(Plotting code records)

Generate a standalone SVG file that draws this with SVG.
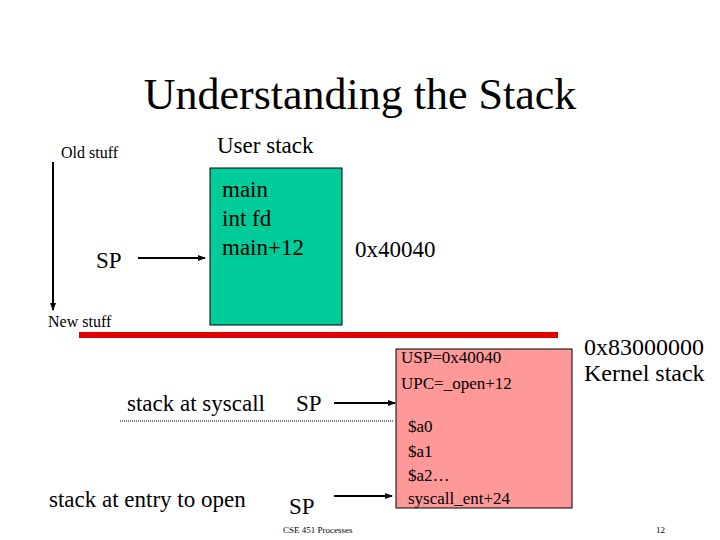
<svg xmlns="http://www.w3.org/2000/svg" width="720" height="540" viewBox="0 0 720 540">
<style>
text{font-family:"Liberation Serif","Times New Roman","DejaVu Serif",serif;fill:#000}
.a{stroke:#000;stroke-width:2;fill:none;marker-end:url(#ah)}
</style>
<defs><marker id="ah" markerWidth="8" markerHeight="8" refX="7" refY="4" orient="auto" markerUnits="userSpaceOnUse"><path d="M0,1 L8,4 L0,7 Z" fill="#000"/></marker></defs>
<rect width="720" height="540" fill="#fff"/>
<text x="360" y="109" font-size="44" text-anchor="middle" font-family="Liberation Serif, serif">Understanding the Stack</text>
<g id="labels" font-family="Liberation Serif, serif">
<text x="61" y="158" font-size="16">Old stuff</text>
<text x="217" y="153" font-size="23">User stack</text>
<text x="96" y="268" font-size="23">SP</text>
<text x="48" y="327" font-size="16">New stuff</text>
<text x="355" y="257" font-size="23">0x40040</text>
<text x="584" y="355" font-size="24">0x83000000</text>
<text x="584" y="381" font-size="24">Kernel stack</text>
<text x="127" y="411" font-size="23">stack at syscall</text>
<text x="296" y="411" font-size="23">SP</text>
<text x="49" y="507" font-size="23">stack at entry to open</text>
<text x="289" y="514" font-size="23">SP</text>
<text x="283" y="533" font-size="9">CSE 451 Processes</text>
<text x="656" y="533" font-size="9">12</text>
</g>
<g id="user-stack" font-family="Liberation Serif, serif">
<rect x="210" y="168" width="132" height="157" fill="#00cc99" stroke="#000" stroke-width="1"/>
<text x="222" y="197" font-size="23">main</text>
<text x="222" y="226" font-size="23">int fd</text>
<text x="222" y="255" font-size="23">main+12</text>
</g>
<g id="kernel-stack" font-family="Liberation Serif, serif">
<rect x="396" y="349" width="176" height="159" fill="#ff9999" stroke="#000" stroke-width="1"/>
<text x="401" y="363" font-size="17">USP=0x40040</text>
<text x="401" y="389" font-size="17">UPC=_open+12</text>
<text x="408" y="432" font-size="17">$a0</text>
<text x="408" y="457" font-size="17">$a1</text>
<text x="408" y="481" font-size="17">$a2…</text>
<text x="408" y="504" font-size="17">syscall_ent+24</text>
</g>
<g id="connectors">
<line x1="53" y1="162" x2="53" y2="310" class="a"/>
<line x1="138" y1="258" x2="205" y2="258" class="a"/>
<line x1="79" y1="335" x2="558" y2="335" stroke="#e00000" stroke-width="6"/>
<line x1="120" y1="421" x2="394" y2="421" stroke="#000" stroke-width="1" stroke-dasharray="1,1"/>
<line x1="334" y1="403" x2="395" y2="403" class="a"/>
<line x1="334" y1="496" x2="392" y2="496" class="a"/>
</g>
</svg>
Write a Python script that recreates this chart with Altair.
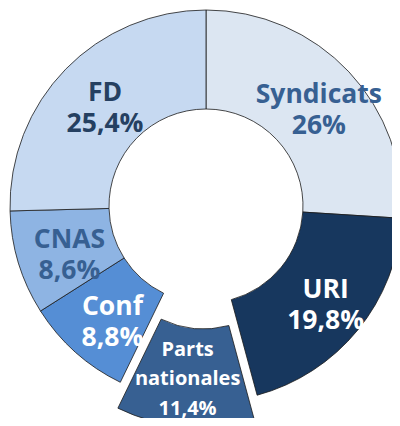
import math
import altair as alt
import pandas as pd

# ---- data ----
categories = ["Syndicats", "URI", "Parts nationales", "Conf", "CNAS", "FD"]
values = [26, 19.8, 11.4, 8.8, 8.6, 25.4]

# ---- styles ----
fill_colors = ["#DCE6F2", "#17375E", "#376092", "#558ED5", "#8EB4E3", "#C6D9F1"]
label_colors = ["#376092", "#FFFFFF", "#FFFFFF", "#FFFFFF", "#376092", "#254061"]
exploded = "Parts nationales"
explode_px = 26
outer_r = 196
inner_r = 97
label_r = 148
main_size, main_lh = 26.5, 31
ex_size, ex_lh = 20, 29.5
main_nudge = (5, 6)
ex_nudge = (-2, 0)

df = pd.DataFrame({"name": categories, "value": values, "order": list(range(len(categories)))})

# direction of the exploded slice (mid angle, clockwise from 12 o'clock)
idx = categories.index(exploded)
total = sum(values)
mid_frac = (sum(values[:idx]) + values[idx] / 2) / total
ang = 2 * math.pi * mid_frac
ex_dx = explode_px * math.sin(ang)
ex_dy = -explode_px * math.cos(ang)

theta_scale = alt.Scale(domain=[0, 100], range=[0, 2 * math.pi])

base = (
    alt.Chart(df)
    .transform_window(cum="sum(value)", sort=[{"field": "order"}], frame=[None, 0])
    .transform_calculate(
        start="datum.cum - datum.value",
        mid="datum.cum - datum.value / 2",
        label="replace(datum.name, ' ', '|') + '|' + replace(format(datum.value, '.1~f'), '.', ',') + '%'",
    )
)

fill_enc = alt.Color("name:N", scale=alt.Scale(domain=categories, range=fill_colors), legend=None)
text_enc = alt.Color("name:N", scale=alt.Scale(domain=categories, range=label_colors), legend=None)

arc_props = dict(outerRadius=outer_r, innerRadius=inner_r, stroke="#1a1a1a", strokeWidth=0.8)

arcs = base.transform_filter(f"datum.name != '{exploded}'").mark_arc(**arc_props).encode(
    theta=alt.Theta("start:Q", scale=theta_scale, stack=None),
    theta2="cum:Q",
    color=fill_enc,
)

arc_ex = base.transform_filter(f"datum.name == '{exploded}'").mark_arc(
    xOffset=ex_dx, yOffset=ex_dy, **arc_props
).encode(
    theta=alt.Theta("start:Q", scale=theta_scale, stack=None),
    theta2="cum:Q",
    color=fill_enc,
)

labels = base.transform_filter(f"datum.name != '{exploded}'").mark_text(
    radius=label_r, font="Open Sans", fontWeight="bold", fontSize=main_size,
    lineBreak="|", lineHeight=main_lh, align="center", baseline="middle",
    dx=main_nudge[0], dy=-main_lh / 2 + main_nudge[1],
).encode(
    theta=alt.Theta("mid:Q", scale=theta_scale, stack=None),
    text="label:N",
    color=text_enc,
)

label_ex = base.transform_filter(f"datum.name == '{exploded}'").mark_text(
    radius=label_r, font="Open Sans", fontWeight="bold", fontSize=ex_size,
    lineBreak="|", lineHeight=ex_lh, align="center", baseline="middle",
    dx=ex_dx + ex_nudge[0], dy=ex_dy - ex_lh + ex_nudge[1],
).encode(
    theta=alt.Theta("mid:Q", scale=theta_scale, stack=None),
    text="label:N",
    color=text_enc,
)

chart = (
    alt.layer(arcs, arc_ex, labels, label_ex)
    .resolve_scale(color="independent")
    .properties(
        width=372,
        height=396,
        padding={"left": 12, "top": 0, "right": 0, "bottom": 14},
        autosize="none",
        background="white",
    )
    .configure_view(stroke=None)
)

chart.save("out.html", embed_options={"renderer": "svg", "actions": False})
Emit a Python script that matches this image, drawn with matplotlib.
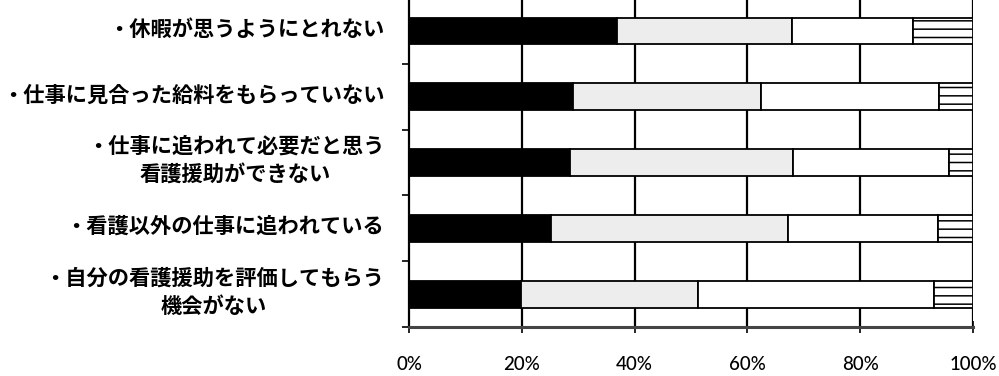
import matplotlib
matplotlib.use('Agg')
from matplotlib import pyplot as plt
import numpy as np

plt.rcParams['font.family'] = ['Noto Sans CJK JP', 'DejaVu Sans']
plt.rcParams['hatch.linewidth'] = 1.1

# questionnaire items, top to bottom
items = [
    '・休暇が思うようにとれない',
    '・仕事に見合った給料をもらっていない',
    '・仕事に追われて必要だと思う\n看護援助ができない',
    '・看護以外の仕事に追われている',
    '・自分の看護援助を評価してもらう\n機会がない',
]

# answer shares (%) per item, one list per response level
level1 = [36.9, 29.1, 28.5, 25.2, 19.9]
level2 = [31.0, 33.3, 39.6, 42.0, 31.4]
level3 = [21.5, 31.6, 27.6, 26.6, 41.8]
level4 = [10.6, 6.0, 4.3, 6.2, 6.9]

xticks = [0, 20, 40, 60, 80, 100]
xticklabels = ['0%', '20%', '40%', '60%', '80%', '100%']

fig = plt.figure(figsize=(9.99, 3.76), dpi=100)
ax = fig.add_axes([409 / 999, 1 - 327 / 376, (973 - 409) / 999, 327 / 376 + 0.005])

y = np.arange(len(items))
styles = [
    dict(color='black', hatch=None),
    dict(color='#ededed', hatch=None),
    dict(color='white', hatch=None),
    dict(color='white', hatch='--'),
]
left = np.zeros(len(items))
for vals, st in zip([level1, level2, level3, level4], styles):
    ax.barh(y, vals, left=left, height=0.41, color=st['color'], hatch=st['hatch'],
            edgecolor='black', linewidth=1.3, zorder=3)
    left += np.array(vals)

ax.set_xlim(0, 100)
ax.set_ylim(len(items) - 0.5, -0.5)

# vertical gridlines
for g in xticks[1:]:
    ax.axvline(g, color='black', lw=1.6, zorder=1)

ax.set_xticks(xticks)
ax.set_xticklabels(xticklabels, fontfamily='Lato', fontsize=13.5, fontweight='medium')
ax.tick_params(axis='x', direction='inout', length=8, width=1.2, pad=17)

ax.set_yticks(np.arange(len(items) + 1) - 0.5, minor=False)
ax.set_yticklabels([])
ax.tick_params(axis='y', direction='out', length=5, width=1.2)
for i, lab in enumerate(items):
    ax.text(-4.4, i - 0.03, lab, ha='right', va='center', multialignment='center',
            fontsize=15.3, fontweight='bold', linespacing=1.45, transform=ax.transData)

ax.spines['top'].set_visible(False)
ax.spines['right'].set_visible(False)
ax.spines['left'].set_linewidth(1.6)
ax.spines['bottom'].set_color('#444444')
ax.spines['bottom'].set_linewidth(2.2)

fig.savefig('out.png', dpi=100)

> **Task details**
Leave the pictures out and copy exactly the lines from the one with "Emit a Python" through the one with "plt.rcParams['hatch.linewidth'] = 1.1", nothing more.

> **Answer to this problem**
Emit a Python script that matches this image, drawn with matplotlib.
import matplotlib
matplotlib.use('Agg')
from matplotlib import pyplot as plt
import numpy as np

plt.rcParams['font.family'] = ['Noto Sans CJK JP', 'DejaVu Sans']
plt.rcParams['hatch.linewidth'] = 1.1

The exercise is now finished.